Seine großen Absichten veranlaßten ihn demnach, eine Kammer von sieben Personen nebst vier Sekretairen anzuordnen. Der Erdboden ward nach ihrem Plan in vier Provinzen eingetheilet, davon Frankreich, die Schweiz, die Thäler





von Pyrmont und Italien die erste, die Pfalz und übrigen Protestanten in Deutschland die andere, die nordischen Reiche und die Türkey die dritte, Ost= und Westindien aber die vierte ausmachten. Jedem dieser Sekretaire ward eine von diesen großen Provinzen angewiesen. Jeder sollte eine Correspondenz unterhalten, und den Abwesenden in allen Theilen der Welt Bericht erstatten, so wie den Anwesenden von jenen Nachricht ertheilen. War man bedacht, einen neuen Abgeordneten zu senden, so mußte er durch die sieben Beysitzer und vier Sekretaire erwählet, examiniret und unterrichtet werden.

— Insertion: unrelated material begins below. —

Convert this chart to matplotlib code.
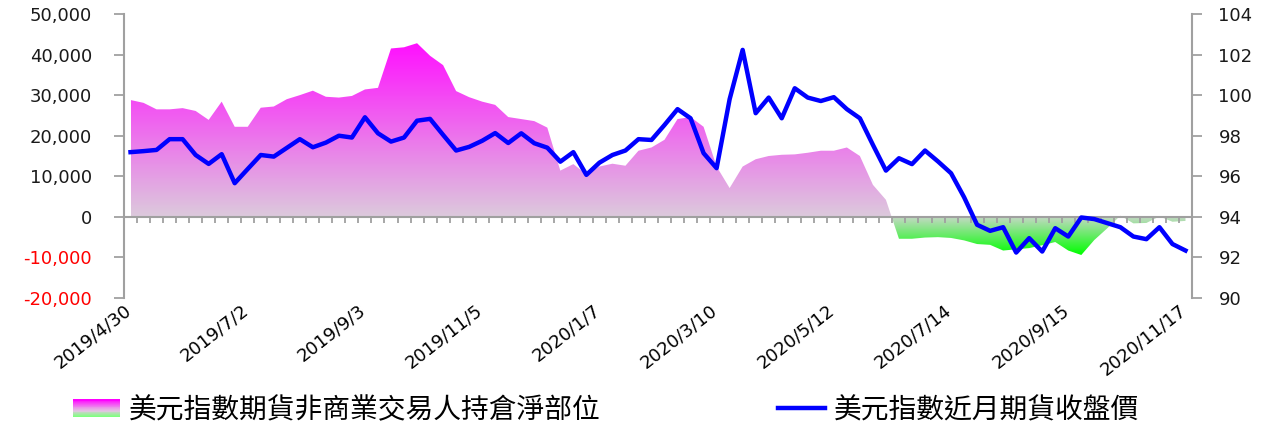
import matplotlib.pyplot as plt
import numpy as np
from matplotlib.colors import LinearSegmentedColormap
from matplotlib.patches import PathPatch, Rectangle
from matplotlib.lines import Line2D
from matplotlib.legend_handler import HandlerBase
from matplotlib.transforms import ScaledTranslation

plt.rcParams['font.family'] = ['DejaVu Sans', 'Noto Sans CJK TC']

# 美元指數期貨非商業交易人持倉淨部位 (口), weekly 2019/4/30 ~ 2020/11/17
net_pos = [28800, 28100, 26500, 26500, 26800, 26100, 23900, 28400, 22200, 22200,
           26900, 27200, 29000, 30000, 31100, 29600, 29400, 29800, 31400, 31800,
           41500, 41800, 42800, 39700, 37400, 31000, 29500, 28400, 27600, 24600,
           24100, 23600, 22000, 11400, 13000, 10500, 12400, 13100, 12600, 16300,
           17100, 19000, 24100, 24600, 22200, 12400, 7100, 12400, 14200, 15000,
           15300, 15400, 15800, 16300, 16300, 17100, 15000, 7900, 4200, -5400,
           -5400, -5100, -5000, -5200, -5800, -6700, -6900, -8300, -8000, -7700,
           -7000, -6200, -8300, -9400, -5700, -2800, 300, -1600, -1500, 100,
           -1200, -1000]

# 美元指數近月期貨收盤價
dxy_close = [97.19, 97.24, 97.30, 97.83, 97.83, 97.05, 96.61, 97.09, 95.66, 96.36,
             97.05, 96.97, 97.40, 97.83, 97.43, 97.66, 98.00, 97.91, 98.91, 98.12,
             97.71, 97.91, 98.74, 98.83, 98.04, 97.27, 97.45, 97.75, 98.13, 97.64,
             98.12, 97.63, 97.41, 96.72, 97.19, 96.07, 96.67, 97.05, 97.27, 97.83,
             97.79, 98.53, 99.31, 98.86, 97.14, 96.40, 99.80, 102.23, 99.11, 99.88,
             98.86, 100.34, 99.88, 99.71, 99.90, 99.31, 98.86, 97.55, 96.28, 96.89,
             96.60, 97.27, 96.73, 96.15, 94.97, 93.61, 93.31, 93.49, 92.24, 92.95,
             92.29, 93.44, 93.03, 93.97, 93.89, 93.69, 93.49, 93.03, 92.90, 93.49,
             92.66, 92.34]

tick_labels = ['2019/4/30', '2019/7/2', '2019/9/3', '2019/11/5', '2020/1/7',
               '2020/3/10', '2020/5/12', '2020/7/14', '2020/9/15', '2020/11/17']
left_ticks = [-20000, -10000, 0, 10000, 20000, 30000, 40000, 50000]
right_ticks = [90, 92, 94, 96, 98, 100, 102, 104]

label_net = '美元指數期貨非商業交易人持倉淨部位'
label_dxy = '美元指數近月期貨收盤價'

x = np.arange(len(net_pos))
net = np.array(net_pos)
grey = '#a0a0a0'

fig = plt.figure(figsize=(12.75, 4.25), dpi=100)
ax1 = fig.add_axes([124 / 1275, 1 - 298 / 425, (1192 - 124) / 1275, (298 - 14) / 425])

# area with gradient fill (clipped images)
area = ax1.fill_between(x, 0, net, facecolor='none', edgecolor='none')
clip = PathPatch(area.get_paths()[0], transform=ax1.transData,
                 facecolor='none', edgecolor='none')
ax1.add_patch(clip)
grad = np.linspace(0, 1, 256).reshape(-1, 1)
pink = LinearSegmentedColormap.from_list('pink', ['#dccadc', '#ff10ff'])
green = LinearSegmentedColormap.from_list('green', ['#00ff00', '#c8d8c8'])
im1 = ax1.imshow(grad, cmap=pink, origin='lower', aspect='auto', zorder=1,
                 extent=(x[0], x[-1], 0, net.max()))
im1.set_clip_path(clip)
im2 = ax1.imshow(grad, cmap=green, origin='lower', aspect='auto', zorder=1,
                 extent=(x[0], x[-1], net.min(), 0))
im2.set_clip_path(clip)

ax1.set_xlim(-0.5, len(x) - 0.5)
ax1.set_ylim(-20000, 50000)

# category axis line at zero, ticks between categories
ax1.spines['bottom'].set_position(('data', 0))
ax1.spines['bottom'].set_color(grey)
ax1.spines['bottom'].set_linewidth(1.5)
ax1.set_xticks(np.arange(0.5, len(x) - 1, 1))
ax1.tick_params(axis='x', length=4, width=1.3, color=grey, labelbottom=False)

sec = ax1.secondary_xaxis('bottom')
sec.set_xticks(x[::9], tick_labels, rotation=38, ha='right', va='top',
               rotation_mode='anchor', fontsize=13)
sec.tick_params(length=0, pad=2)
sec.spines['bottom'].set_visible(False)
shift = ScaledTranslation(-7 / 100, 0, fig.dpi_scale_trans)
for lbl in sec.get_xticklabels():
    lbl.set_transform(lbl.get_transform() + shift)

ax1.spines['top'].set_visible(False)
ax1.spines['right'].set_visible(False)
ax1.spines['left'].set_color(grey)
ax1.spines['left'].set_linewidth(1.5)
ax1.set_yticks(left_ticks, [f'{v:,}' for v in left_ticks])
ax1.tick_params(axis='y', length=7, width=1.3, color=grey, labelsize=13, pad=16)
for lbl, v in zip(ax1.get_yticklabels(), left_ticks):
    lbl.set_color('#ff0000' if v < 0 else '#1a1a1a')

ax2 = ax1.twinx()
ax2.plot(x, dxy_close, color='#0000ff', lw=3.2)
ax2.set_ylim(90, 104)
ax2.set_yticks(right_ticks)
for s in ['top', 'left', 'bottom']:
    ax2.spines[s].set_visible(False)
ax2.spines['right'].set_color(grey)
ax2.spines['right'].set_linewidth(1.5)
ax2.tick_params(axis='y', length=7, width=1.3, color=grey, labelsize=13,
                labelcolor='#1a1a1a', pad=12)


class GradientHandler(HandlerBase):
    def create_artists(self, legend, orig_handle, xdescent, ydescent,
                       width, height, fontsize, trans):
        cmap = LinearSegmentedColormap.from_list(
            'leg', ['#80ff80', '#e2c6e2', '#f070f0', '#ff00ff'])
        n = 20
        bars = []
        for k in range(n):
            bars.append(Rectangle((-xdescent, -ydescent + height * k / n), width,
                                  height / n + 0.3, facecolor=cmap(k / (n - 1)),
                                  edgecolor='none', transform=trans))
        return bars


leg_font = {'family': ['Noto Sans CJK TC', 'DejaVu Sans'], 'size': 20}
fig.legend([Rectangle((0, 0), 1, 1)], [label_net], handler_map={Rectangle: GradientHandler()},
           loc='center left', bbox_to_anchor=(73 / 1275, 1 - 410 / 425), frameon=False,
           prop=leg_font, handlelength=1.7, handleheight=0.55, handletextpad=0.3,
           borderaxespad=0, borderpad=0)
fig.legend([Line2D([], [], color='#0000ff', lw=3.2)], [label_dxy],
           loc='center left', bbox_to_anchor=(778 / 1275, 1 - 410 / 425), frameon=False,
           prop=leg_font, handlelength=1.7, handletextpad=0.3,
           borderaxespad=0, borderpad=0)

fig.savefig('out.png', dpi=100)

Cromwell setzte jährlich zehntausend Pfund Sterling zu Bestreitung der Unkosten aus, und diese Summe sollte, wenn es die Noth erforderte, vermehret werden. Man errichtete ein besonderes Gebäude zur Ausführung dieses Vorhabens. Sollte man sich daher wohl wundern daß Frankreich, Deutschland, Italien und die andere benachbarten Länder in diese Gesellschaft getreten, und sich solche von Norden bis Westen ausgebreitet hat? Einige glauben, daß Cromwells Absicht bey dieser Stiftung die Ausbreitung der protestantischen Religion gewesen; aber sie betrügen sich sehr, und trauen der äußerlichen Aufführung Cromwells, ohne seine wahren Absichten einzusehen. Denn





alle Frömmigkeit und Tugend, was er zusammen an sich blicken ließ, hinderten ihn nicht, mit Religion und Moral ein Gespötte zu treiben. Alle Secten waren ihm allzugleichgültig, als daß eine von ihnen der Vorwurf seiner Bemühungen und Unternehmungen seyn sollen. Und wie sollte auch wohl das Aufnehmen der Religon der Endzweck eines Ordens, worein Katholiken, Protestanten, Juden, Türken und Heiden, ohne Unterschied aufgenommen werden, und einerley Vortheil zu genießen haben, seyn können?